**GIVEN PROBLEM**
Leave the pictures out and retype the lines from the beginning through the line with "-0.65, 0.64, 0.58];", both ends included.

**SOURCE MATERIAL**

»»

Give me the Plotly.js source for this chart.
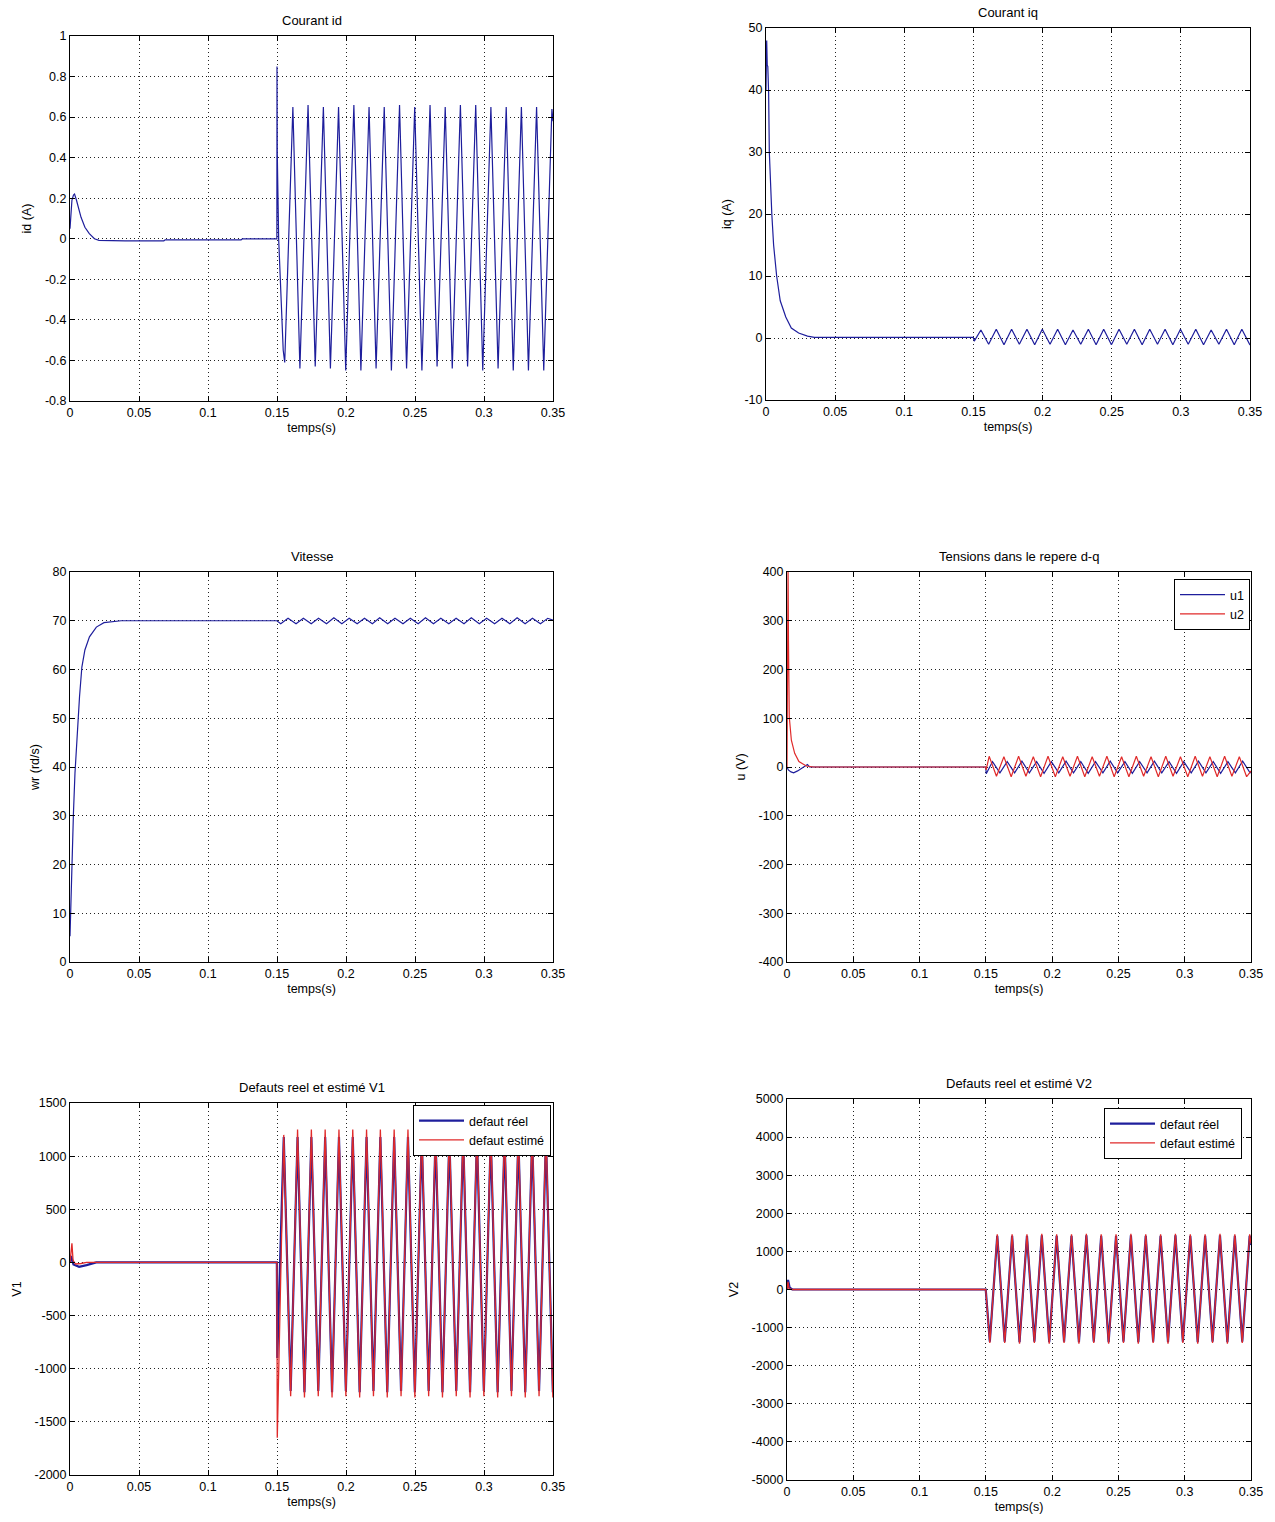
<!DOCTYPE html>
<html>
<head>
<meta charset="utf-8">
<script src="https://cdn.plot.ly/plotly-3.0.1.min.js"></script>
<style>html,body{margin:0;padding:0;background:#fff;}#chart{width:1275px;height:1522px;}</style>
</head>
<body>
<div id="chart"></div>
<script>
// ---------------- data ----------------
const X_TICKS = [0, 0.05, 0.1, 0.15, 0.2, 0.25, 0.3, 0.35];
const ID_TICKS = [-0.8, -0.6, -0.4, -0.2, 0, 0.2, 0.4, 0.6, 0.8, 1];
const IQ_TICKS = [-10, 0, 10, 20, 30, 40, 50];
const WR_TICKS = [0, 10, 20, 30, 40, 50, 60, 70, 80];
const U_TICKS = [-400, -300, -200, -100, 0, 100, 200, 300, 400];
const V1_TICKS = [-2000, -1500, -1000, -500, 0, 500, 1000, 1500];
const V2_TICKS = [-5000, -4000, -3000, -2000, -1000, 0, 1000, 2000, 3000, 4000, 5000];

const TITLES = ["Courant id", "Courant iq", "Vitesse", "Tensions dans le repere d-q",
                "Defauts reel et estimé V1", "Defauts reel et estimé V2"];
const Y_LABELS = ["id (A)", "iq (A)", "wr (rd/s)", "u (V)", "V1", "V2"];
const X_LABEL = "temps(s)";

// Courant id
const ID_T = [0, 0.0008, 0.0014, 0.0025, 0.0033, 0.0047, 0.006, 0.008, 0.0108, 0.014, 0.0177, 0.021, 0.04, 0.068, 0.069, 0.124, 0.125, 0.1499, 0.1500, 0.1502, 0.1512, 0.1545,
  0.1556, 0.1615, 0.1666, 0.1725, 0.1777, 0.1836, 0.1887, 0.1946, 0.1998, 0.2057, 0.2108, 0.2167, 0.2218, 0.2277, 0.2329, 0.2388, 0.2439, 0.2498, 0.2550, 0.2609,
  0.2660, 0.2719, 0.2770, 0.2829, 0.2881, 0.2940, 0.2991, 0.3050, 0.3102, 0.3161, 0.3212, 0.3271, 0.3322, 0.3381, 0.3433, 0.3492, 0.35];
const ID_V = [0.05, 0.14, 0.19, 0.215, 0.22, 0.19, 0.156, 0.106, 0.057, 0.025, 0.0, -0.008, -0.01, -0.01, -0.005, -0.005, 0.0, 0.0, 0.85, 0.42, 0.0, -0.55,
  -0.61, 0.65, -0.64, 0.66, -0.63, 0.65, -0.64, 0.65, -0.65, 0.66, -0.65, 0.65, -0.64, 0.65, -0.65, 0.66, -0.64, 0.65, -0.65, 0.66,
  -0.63, 0.65, -0.64, 0.66, -0.63, 0.66, -0.65, 0.65, -0.64, 0.65, -0.65, 0.65, -0.65, 0.65, -0.65, 0.64, 0.58];

// Courant iq
const IQ_T = [0, 0.0005, 0.0009, 0.0013, 0.0019, 0.0024, 0.0042, 0.0055, 0.0077, 0.0103, 0.0143, 0.0183, 0.0236, 0.030, 0.035, 0.1499, 0.1506,
  0.1554, 0.1610, 0.1665, 0.1721, 0.1776, 0.1832, 0.1887, 0.1943, 0.1998, 0.2054, 0.2109, 0.2165, 0.2220, 0.2276, 0.2331, 0.2387, 0.2442, 0.2498,
  0.2553, 0.2609, 0.2664, 0.2720, 0.2775, 0.2831, 0.2886, 0.2942, 0.2997, 0.3053, 0.3108, 0.3164, 0.3219, 0.3275, 0.3330, 0.3386, 0.3441, 0.3497, 0.35];
const IQ_V = [40, 48, 44, 43.8, 39.5, 30, 20, 15, 10, 6, 3.4, 1.6, 0.8, 0.3, 0.1, 0.1, -0.5,
  1.3, -1.0, 1.4, -1.1, 1.4, -1.0, 1.4, -1.1, 1.4, -1.0, 1.4, -1.1, 1.3, -1.0, 1.4, -1.1, 1.4, -1.1,
  1.4, -1.0, 1.4, -1.1, 1.4, -1.0, 1.4, -1.1, 1.4, -1.0, 1.4, -1.1, 1.3, -1.0, 1.4, -1.1, 1.4, -1.0, -0.9];

// Vitesse
const WR_T = [0, 0.00055, 0.0014, 0.0025, 0.0036, 0.0044, 0.0055, 0.0069, 0.0086, 0.0108, 0.0141, 0.0191, 0.0246, 0.0329, 0.037, 0.1499,
  0.1527, 0.1580, 0.1638, 0.1691, 0.1748, 0.1801, 0.1859, 0.1912, 0.1970, 0.2023, 0.2081, 0.2134, 0.2191, 0.2244, 0.2302, 0.2355, 0.2413, 0.2466,
  0.2523, 0.2576, 0.2634, 0.2687, 0.2745, 0.2798, 0.2855, 0.2908, 0.2966, 0.3019, 0.3077, 0.3130, 0.3187, 0.3240, 0.3298, 0.3351, 0.3409, 0.3462, 0.35];
const WR_V = [5.3, 11.4, 19.6, 30.5, 38.7, 42.8, 48.3, 54.4, 60.5, 64, 66.7, 68.7, 69.6, 69.9, 70, 70,
  69.4, 70.5, 69.4, 70.5, 69.4, 70.5, 69.4, 70.6, 69.4, 70.5, 69.4, 70.5, 69.4, 70.6, 69.4, 70.5, 69.4, 70.5,
  69.4, 70.6, 69.4, 70.5, 69.4, 70.5, 69.4, 70.6, 69.4, 70.5, 69.4, 70.5, 69.4, 70.6, 69.4, 70.5, 69.4, 70.5, 70.1];

// Tensions u1 / u2
const U1_T = [0, 0.001, 0.003, 0.005, 0.008, 0.0127, 0.0154, 0.017, 0.1499, 0.1503,
  0.1550, 0.1606, 0.1661, 0.1717, 0.1772, 0.1828, 0.1883, 0.1939, 0.1994, 0.2050, 0.2105, 0.2161, 0.2216, 0.2272, 0.2327, 0.2383, 0.2438, 0.2494,
  0.2549, 0.2605, 0.2660, 0.2716, 0.2771, 0.2827, 0.2882, 0.2938, 0.2993, 0.3049, 0.3104, 0.3160, 0.3215, 0.3271, 0.3326, 0.3382, 0.3437, 0.3493, 0.35];
const U1_V = [0, -6, -10, -12, -8, 0, 5, 0, 0, -14,
  11, -12, 11, -12, 12, -12, 11, -13, 11, -12, 12, -12, 11, -13, 11, -12, 12, -12,
  11, -13, 11, -12, 12, -12, 11, -13, 11, -12, 12, -12, 11, -13, 11, -12, 12, -12, -10];
const U2_T = [0, 0.0003, 0.0008, 0.0011, 0.0017, 0.0033, 0.0058, 0.009, 0.0146, 0.02, 0.1499, 0.1502,
  0.1525, 0.1580, 0.1636, 0.1691, 0.1747, 0.1802, 0.1858, 0.1913, 0.1969, 0.2024, 0.2080, 0.2135, 0.2191, 0.2246, 0.2302, 0.2357, 0.2413, 0.2468,
  0.2524, 0.2579, 0.2635, 0.2690, 0.2746, 0.2801, 0.2857, 0.2912, 0.2968, 0.3023, 0.3079, 0.3134, 0.3190, 0.3245, 0.3301, 0.3356, 0.3412, 0.3467, 0.35];
const U2_V = [0, 400, 410, 260, 103, 55, 28, 11, 2, 0, 0, -6,
  22, -19, 21, -20, 22, -19, 21, -20, 22, -20, 21, -19, 22, -20, 21, -19, 22, -20,
  21, -20, 22, -19, 21, -20, 22, -19, 21, -20, 22, -19, 21, -20, 22, -19, 21, -20, -8];

// Defauts V1 (réel / estimé)
const V1_OSC_T = [0.1549, 0.1599, 0.1649, 0.1699, 0.1749, 0.1799, 0.1849, 0.1899, 0.1949, 0.1999, 0.2049, 0.2099, 0.2149, 0.2199, 0.2249, 0.2299,
  0.2349, 0.2399, 0.2449, 0.2499, 0.2549, 0.2599, 0.2649, 0.2699, 0.2749, 0.2799, 0.2849, 0.2899, 0.2949, 0.2999, 0.3049, 0.3099,
  0.3149, 0.3199, 0.3249, 0.3299, 0.3349, 0.3399, 0.3449, 0.3499, 0.35];
const V1_REEL_T = [0, 0.0008, 0.0025, 0.0066, 0.012, 0.019, 0.1499, 0.1502];
const V1_REEL_V = [0, 60, -20, -41, -25, 0, 0, -900,
  1180, -1210, 1180, -1220, 1180, -1210, 1180, -1220, 1180, -1210, 1180, -1220, 1180, -1210, 1180, -1220,
  1180, -1210, 1180, -1220, 1180, -1210, 1180, -1220, 1180, -1210, 1180, -1220, 1180, -1210, 1180, -1220,
  1180, -1210, 1180, -1220, 1180, -1210, 1180, -1220, -1170];
const V1_EST_T = [0, 0.0007, 0.0014, 0.0022, 0.004, 0.008, 0.012, 0.1499, 0.1502];
const V1_EST_V = [0, 90, 180, 20, -15, -10, 0, 0, -1650,
  1200, -1260, 1250, -1270, 1250, -1260, 1250, -1270, 1250, -1260, 1250, -1270, 1250, -1260, 1250, -1270,
  1250, -1260, 1250, -1270, 1250, -1260, 1250, -1270, 1250, -1260, 1250, -1270, 1250, -1260, 1250, -1270,
  1250, -1260, 1250, -1270, 1250, -1260, 1250, -1270, -1200];

// Defauts V2 (réel / estimé)
const V2_OSC_T = [0.1530, 0.1586, 0.1642, 0.1698, 0.1754, 0.1810, 0.1866, 0.1922, 0.1978, 0.2034, 0.2090, 0.2146, 0.2202, 0.2258, 0.2314, 0.2370,
  0.2426, 0.2482, 0.2538, 0.2594, 0.2650, 0.2706, 0.2762, 0.2818, 0.2874, 0.2930, 0.2986, 0.3042, 0.3098, 0.3154, 0.3210, 0.3266,
  0.3322, 0.3378, 0.3434, 0.3490, 0.35];
const V2_REEL_T = [0, 0.0008, 0.002, 0.004, 0.1499];
const V2_REEL_V = [0, 250, 50, 0, 0,
  -1370, 1410, -1370, 1410, -1380, 1410, -1370, 1420, -1380, 1410, -1370, 1410, -1380, 1420, -1370, 1410,
  -1380, 1410, -1370, 1420, -1380, 1410, -1370, 1410, -1380, 1420, -1370, 1410, -1380, 1410, -1370, 1420,
  -1380, 1410, -1370, 1410, 1170];
const V2_EST_T = [0, 0.0008, 0.0015, 0.004, 0.1499];
const V2_EST_V = [0, 200, 30, 0, 0,
  -1400, 1450, -1400, 1450, -1420, 1450, -1400, 1460, -1420, 1450, -1400, 1450, -1420, 1460, -1400, 1450,
  -1420, 1450, -1400, 1460, -1420, 1450, -1400, 1450, -1420, 1460, -1400, 1450, -1420, 1450, -1400, 1460,
  -1420, 1450, -1400, 1450, 1200];

// ---------------- styling ----------------
const BLUE = '#1e1e9c';
const RED = '#e02a2a';
const FONT = 'Liberation Sans, Arial, Helvetica, sans-serif';
const FS = 12.5;

function line(x, y, xa, ya, color, width, name, legend, showlegend) {
  return {x: x, y: y, xaxis: xa, yaxis: ya, type: 'scatter', mode: 'lines', name: name,
    line: {color: color, width: width}, showlegend: !!showlegend, legend: legend || 'legend', hoverinfo: 'skip'};
}

const traces = [
  line(ID_T, ID_V, 'x', 'y', BLUE, 1.2),
  line(IQ_T, IQ_V, 'x2', 'y2', BLUE, 1.2),
  line(WR_T, WR_V, 'x3', 'y3', BLUE, 1.2),
  line(U1_T, U1_V, 'x4', 'y4', BLUE, 1.2, 'u1', 'legend', true),
  line(U2_T, U2_V, 'x4', 'y4', RED, 1.2, 'u2', 'legend', true),
  line(V1_REEL_T.concat(V1_OSC_T), V1_REEL_V, 'x5', 'y5', BLUE, 2.2, 'defaut réel', 'legend2', true),
  line(V1_EST_T.concat(V1_OSC_T), V1_EST_V, 'x5', 'y5', RED, 1.3, 'defaut estimé', 'legend2', true),
  line(V2_REEL_T.concat(V2_OSC_T), V2_REEL_V, 'x6', 'y6', BLUE, 2.2, 'defaut réel', 'legend3', true),
  line(V2_EST_T.concat(V2_OSC_T), V2_EST_V, 'x6', 'y6', RED, 1.3, 'defaut estimé', 'legend3', true)
];

const W = 1275, H = 1522;
function px(v) { return v / W; }
function py(v) { return 1 - v / H; }

// plot boxes in pixels: [left, right, top, bottom]
const BOX = [
  [70, 553, 36, 401],
  [766, 1250, 28, 400],
  [70, 553, 572, 962],
  [787, 1251, 572, 962],
  [70, 553, 1103, 1475],
  [787, 1251, 1099, 1480]
];
const Y_TICKS = [ID_TICKS, IQ_TICKS, WR_TICKS, U_TICKS, V1_TICKS, V2_TICKS];

function axisCommon() {
  return {
    showline: true, linecolor: '#000', linewidth: 1, mirror: 'ticks',
    ticks: 'inside', ticklen: 5, tickcolor: '#000', tickwidth: 1,
    showgrid: true, gridcolor: '#222', griddash: '1px,3px', gridwidth: 1,
    zeroline: false, fixedrange: true,
    tickfont: {family: FONT, size: FS, color: '#000'}
  };
}

function legendBox(xr, yt) {
  return {x: px(xr), y: py(yt), xanchor: 'right', yanchor: 'top', bgcolor: '#fff',
    bordercolor: '#000', borderwidth: 1, itemwidth: 45,
    font: {family: FONT, size: FS, color: '#000'}};
}

const layout = {
  width: W, height: H,
  margin: {l: 0, r: 0, t: 0, b: 0},
  paper_bgcolor: '#fff', plot_bgcolor: '#fff',
  font: {family: FONT, size: FS, color: '#000'},
  annotations: [],
  legend: legendBox(1250, 579),
  legend2: legendBox(551, 1105),
  legend3: legendBox(1242, 1108)
};

BOX.forEach(function (b, i) {
  const n = i === 0 ? '' : String(i + 1);
  const xa = axisCommon();
  xa.domain = [px(b[0]), px(b[1])];
  xa.range = [0, 0.35];
  xa.anchor = 'y' + n;
  xa.tickvals = X_TICKS;
  xa.ticktext = X_TICKS.map(String);
  xa.title = {text: X_LABEL, standoff: 4, font: {family: FONT, size: FS, color: '#000'}};
  const ya = axisCommon();
  ya.domain = [py(b[3]), py(b[2])];
  const yt = Y_TICKS[i];
  ya.range = [yt[0], yt[yt.length - 1]];
  ya.anchor = 'x' + n;
  ya.tickvals = yt;
  ya.ticktext = yt.map(String);
  ya.title = {text: Y_LABELS[i], standoff: 10, font: {family: FONT, size: FS, color: '#000'}};
  layout['xaxis' + n] = xa;
  layout['yaxis' + n] = ya;
  layout.annotations.push({
    text: TITLES[i], xref: 'paper', yref: 'paper', showarrow: false,
    x: px((b[0] + b[1]) / 2), y: py(b[2] - 6), xanchor: 'center', yanchor: 'bottom',
    font: {family: FONT, size: FS + 0.5, color: '#000'}
  });
});

Plotly.newPlot('chart', traces, layout, {displayModeBar: false, staticPlot: true});
</script>
</body>
</html>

««

**EXERCISE RESULT**
Give me the Plotly.js source for this chart.
<!DOCTYPE html>
<html>
<head>
<meta charset="utf-8">
<script src="https://cdn.plot.ly/plotly-3.0.1.min.js"></script>
<style>html,body{margin:0;padding:0;background:#fff;}#chart{width:1275px;height:1522px;}</style>
</head>
<body>
<div id="chart"></div>
<script>
// ---------------- data ----------------
const X_TICKS = [0, 0.05, 0.1, 0.15, 0.2, 0.25, 0.3, 0.35];
const ID_TICKS = [-0.8, -0.6, -0.4, -0.2, 0, 0.2, 0.4, 0.6, 0.8, 1];
const IQ_TICKS = [-10, 0, 10, 20, 30, 40, 50];
const WR_TICKS = [0, 10, 20, 30, 40, 50, 60, 70, 80];
const U_TICKS = [-400, -300, -200, -100, 0, 100, 200, 300, 400];
const V1_TICKS = [-2000, -1500, -1000, -500, 0, 500, 1000, 1500];
const V2_TICKS = [-5000, -4000, -3000, -2000, -1000, 0, 1000, 2000, 3000, 4000, 5000];

const TITLES = ["Courant id", "Courant iq", "Vitesse", "Tensions dans le repere d-q",
                "Defauts reel et estimé V1", "Defauts reel et estimé V2"];
const Y_LABELS = ["id (A)", "iq (A)", "wr (rd/s)", "u (V)", "V1", "V2"];
const X_LABEL = "temps(s)";

// Courant id
const ID_T = [0, 0.0008, 0.0014, 0.0025, 0.0033, 0.0047, 0.006, 0.008, 0.0108, 0.014, 0.0177, 0.021, 0.04, 0.068, 0.069, 0.124, 0.125, 0.1499, 0.1500, 0.1502, 0.1512, 0.1545,
  0.1556, 0.1615, 0.1666, 0.1725, 0.1777, 0.1836, 0.1887, 0.1946, 0.1998, 0.2057, 0.2108, 0.2167, 0.2218, 0.2277, 0.2329, 0.2388, 0.2439, 0.2498, 0.2550, 0.2609,
  0.2660, 0.2719, 0.2770, 0.2829, 0.2881, 0.2940, 0.2991, 0.3050, 0.3102, 0.3161, 0.3212, 0.3271, 0.3322, 0.3381, 0.3433, 0.3492, 0.35];
const ID_V = [0.05, 0.14, 0.19, 0.215, 0.22, 0.19, 0.156, 0.106, 0.057, 0.025, 0.0, -0.008, -0.01, -0.01, -0.005, -0.005, 0.0, 0.0, 0.85, 0.42, 0.0, -0.55,
  -0.61, 0.65, -0.64, 0.66, -0.63, 0.65, -0.64, 0.65, -0.65, 0.66, -0.65, 0.65, -0.64, 0.65, -0.65, 0.66, -0.64, 0.65, -0.65, 0.66,
  -0.63, 0.65, -0.64, 0.66, -0.63, 0.66, -0.65, 0.65, -0.64, 0.65, -0.65, 0.65, -0.65, 0.65, -0.65, 0.64, 0.58];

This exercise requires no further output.